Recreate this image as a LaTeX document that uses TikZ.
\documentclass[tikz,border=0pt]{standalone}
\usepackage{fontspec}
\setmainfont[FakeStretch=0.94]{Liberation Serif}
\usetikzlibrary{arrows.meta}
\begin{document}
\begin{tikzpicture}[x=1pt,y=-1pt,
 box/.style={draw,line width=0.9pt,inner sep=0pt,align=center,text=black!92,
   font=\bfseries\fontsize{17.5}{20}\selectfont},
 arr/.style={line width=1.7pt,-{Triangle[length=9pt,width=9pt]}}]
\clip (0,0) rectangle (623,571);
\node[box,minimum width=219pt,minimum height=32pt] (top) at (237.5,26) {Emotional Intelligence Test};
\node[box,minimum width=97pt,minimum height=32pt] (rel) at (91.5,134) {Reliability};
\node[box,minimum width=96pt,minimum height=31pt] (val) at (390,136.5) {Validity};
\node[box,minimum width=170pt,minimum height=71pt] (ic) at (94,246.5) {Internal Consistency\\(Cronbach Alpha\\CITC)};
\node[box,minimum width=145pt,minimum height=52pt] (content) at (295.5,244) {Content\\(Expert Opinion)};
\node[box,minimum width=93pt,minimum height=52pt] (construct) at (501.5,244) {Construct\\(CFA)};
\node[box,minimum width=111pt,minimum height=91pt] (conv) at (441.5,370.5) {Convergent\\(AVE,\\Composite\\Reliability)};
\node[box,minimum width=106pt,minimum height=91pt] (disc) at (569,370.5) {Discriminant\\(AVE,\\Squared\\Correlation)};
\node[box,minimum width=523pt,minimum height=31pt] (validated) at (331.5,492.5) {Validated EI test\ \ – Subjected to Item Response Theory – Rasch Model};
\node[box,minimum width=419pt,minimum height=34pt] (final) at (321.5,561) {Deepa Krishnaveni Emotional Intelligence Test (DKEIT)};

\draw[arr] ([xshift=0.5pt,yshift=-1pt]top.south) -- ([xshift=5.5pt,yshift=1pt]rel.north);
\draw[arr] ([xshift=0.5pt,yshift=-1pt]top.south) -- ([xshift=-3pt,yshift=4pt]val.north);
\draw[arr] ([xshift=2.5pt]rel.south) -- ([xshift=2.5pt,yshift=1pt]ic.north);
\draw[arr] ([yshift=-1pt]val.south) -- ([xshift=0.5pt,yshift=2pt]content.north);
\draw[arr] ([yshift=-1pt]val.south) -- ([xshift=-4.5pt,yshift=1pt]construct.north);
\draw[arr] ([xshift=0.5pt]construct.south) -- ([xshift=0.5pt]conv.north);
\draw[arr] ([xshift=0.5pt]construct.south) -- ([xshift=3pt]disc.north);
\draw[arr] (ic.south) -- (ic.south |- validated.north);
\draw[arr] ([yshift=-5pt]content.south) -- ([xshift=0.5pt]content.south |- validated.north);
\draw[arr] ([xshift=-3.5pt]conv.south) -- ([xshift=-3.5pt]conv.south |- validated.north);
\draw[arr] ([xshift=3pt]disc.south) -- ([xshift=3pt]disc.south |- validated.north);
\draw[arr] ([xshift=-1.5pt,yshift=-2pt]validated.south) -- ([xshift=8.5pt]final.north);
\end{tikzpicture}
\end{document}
#####
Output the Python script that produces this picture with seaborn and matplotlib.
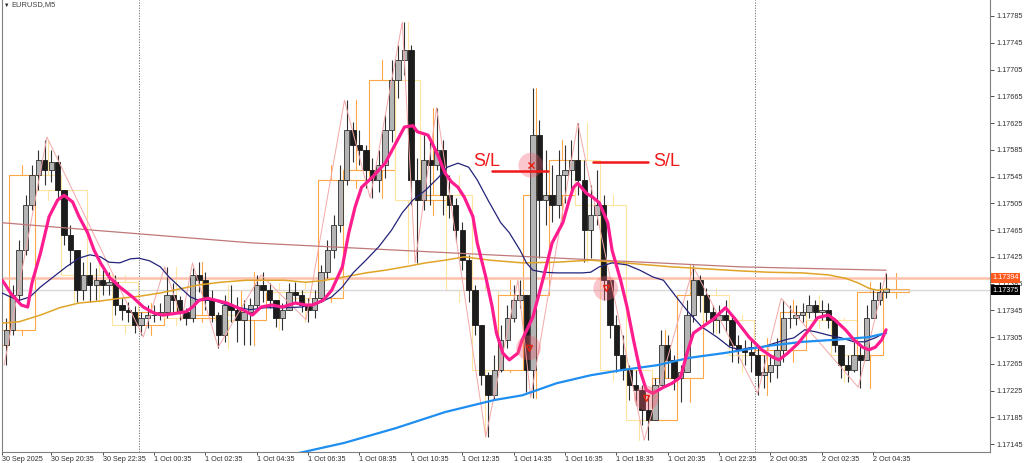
#####
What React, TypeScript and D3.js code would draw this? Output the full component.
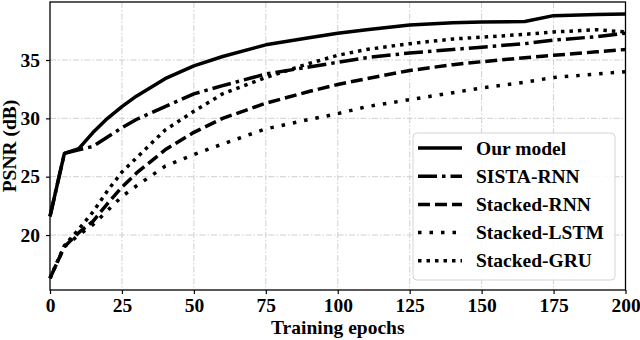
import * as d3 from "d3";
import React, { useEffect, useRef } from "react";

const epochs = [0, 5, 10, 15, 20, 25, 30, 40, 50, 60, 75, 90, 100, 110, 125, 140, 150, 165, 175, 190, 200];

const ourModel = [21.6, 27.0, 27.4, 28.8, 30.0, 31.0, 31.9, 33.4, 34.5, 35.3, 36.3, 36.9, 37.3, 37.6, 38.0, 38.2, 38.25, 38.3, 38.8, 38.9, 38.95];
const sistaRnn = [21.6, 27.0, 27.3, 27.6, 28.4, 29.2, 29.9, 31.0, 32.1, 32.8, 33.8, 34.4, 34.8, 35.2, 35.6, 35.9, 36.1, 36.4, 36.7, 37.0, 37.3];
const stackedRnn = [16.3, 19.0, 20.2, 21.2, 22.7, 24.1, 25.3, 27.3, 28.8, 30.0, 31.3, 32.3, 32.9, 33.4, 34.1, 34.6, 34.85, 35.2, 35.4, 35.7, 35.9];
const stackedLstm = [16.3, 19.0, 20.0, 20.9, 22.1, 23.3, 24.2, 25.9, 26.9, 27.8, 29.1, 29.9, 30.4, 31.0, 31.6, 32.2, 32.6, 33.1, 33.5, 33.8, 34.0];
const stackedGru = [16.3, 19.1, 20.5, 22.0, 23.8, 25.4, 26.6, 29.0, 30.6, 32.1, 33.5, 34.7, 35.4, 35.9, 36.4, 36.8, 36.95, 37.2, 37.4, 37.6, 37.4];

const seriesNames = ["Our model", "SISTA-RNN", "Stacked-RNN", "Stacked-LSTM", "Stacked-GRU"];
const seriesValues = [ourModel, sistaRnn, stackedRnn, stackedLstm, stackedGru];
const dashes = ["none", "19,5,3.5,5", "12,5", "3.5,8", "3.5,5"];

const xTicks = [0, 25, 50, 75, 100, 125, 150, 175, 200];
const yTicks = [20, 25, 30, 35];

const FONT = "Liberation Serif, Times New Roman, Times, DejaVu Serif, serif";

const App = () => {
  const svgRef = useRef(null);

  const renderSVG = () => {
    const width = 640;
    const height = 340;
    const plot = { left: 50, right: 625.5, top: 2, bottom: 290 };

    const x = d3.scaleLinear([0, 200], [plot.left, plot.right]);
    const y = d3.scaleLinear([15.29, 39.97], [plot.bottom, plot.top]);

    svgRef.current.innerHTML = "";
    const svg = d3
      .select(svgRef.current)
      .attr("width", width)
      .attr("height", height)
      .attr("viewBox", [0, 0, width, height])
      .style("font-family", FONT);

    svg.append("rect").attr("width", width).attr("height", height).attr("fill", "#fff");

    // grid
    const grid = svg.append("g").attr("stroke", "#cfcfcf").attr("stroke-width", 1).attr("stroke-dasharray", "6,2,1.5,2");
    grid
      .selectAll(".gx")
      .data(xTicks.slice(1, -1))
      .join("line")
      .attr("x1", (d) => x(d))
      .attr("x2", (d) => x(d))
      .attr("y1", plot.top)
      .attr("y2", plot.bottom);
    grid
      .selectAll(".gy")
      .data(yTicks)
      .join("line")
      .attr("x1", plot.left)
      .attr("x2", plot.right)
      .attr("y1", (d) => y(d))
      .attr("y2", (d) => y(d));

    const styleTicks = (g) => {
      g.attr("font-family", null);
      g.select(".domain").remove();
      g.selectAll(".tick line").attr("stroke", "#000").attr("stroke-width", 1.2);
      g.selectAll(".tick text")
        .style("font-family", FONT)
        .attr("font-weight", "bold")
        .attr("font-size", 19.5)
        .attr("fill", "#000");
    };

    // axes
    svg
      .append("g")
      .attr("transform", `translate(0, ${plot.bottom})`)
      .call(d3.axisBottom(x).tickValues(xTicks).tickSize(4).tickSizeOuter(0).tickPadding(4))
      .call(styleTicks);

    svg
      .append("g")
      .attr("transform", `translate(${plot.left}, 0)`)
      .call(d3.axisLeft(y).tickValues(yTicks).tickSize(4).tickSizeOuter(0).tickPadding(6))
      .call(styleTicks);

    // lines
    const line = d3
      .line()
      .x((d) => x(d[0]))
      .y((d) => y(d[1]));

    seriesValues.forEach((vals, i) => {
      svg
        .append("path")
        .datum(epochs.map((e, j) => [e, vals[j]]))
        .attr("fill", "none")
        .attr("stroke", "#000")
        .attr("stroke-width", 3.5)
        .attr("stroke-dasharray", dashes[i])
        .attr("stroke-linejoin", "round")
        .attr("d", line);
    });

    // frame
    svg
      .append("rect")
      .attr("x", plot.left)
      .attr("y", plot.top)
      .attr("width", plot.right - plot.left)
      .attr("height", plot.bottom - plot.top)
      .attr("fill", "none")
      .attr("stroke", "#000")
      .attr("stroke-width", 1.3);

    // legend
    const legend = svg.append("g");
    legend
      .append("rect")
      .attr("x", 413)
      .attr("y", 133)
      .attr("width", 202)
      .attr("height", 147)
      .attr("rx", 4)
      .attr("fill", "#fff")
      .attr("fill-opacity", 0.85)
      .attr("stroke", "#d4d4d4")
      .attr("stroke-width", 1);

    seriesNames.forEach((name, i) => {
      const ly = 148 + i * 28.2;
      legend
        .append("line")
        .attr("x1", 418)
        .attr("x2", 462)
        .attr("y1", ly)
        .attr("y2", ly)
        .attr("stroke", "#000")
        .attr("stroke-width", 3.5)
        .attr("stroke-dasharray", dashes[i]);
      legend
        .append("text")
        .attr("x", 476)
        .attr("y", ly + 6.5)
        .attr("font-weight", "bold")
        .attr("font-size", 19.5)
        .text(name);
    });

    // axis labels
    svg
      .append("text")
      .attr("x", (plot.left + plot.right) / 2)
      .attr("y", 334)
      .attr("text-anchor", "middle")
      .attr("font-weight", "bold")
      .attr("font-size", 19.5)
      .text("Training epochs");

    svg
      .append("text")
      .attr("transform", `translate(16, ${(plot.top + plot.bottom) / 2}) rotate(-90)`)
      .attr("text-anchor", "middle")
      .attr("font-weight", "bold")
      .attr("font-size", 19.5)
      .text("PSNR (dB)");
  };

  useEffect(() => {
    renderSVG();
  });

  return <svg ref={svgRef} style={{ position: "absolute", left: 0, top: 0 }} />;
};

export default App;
#####
▸ Short task:
Which lines include the word "that"? List them all.

▸ Exercise output:
Recreate this image as a LaTeX document that uses TikZ.
Output the Python script that produces this picture with seaborn and matplotlib.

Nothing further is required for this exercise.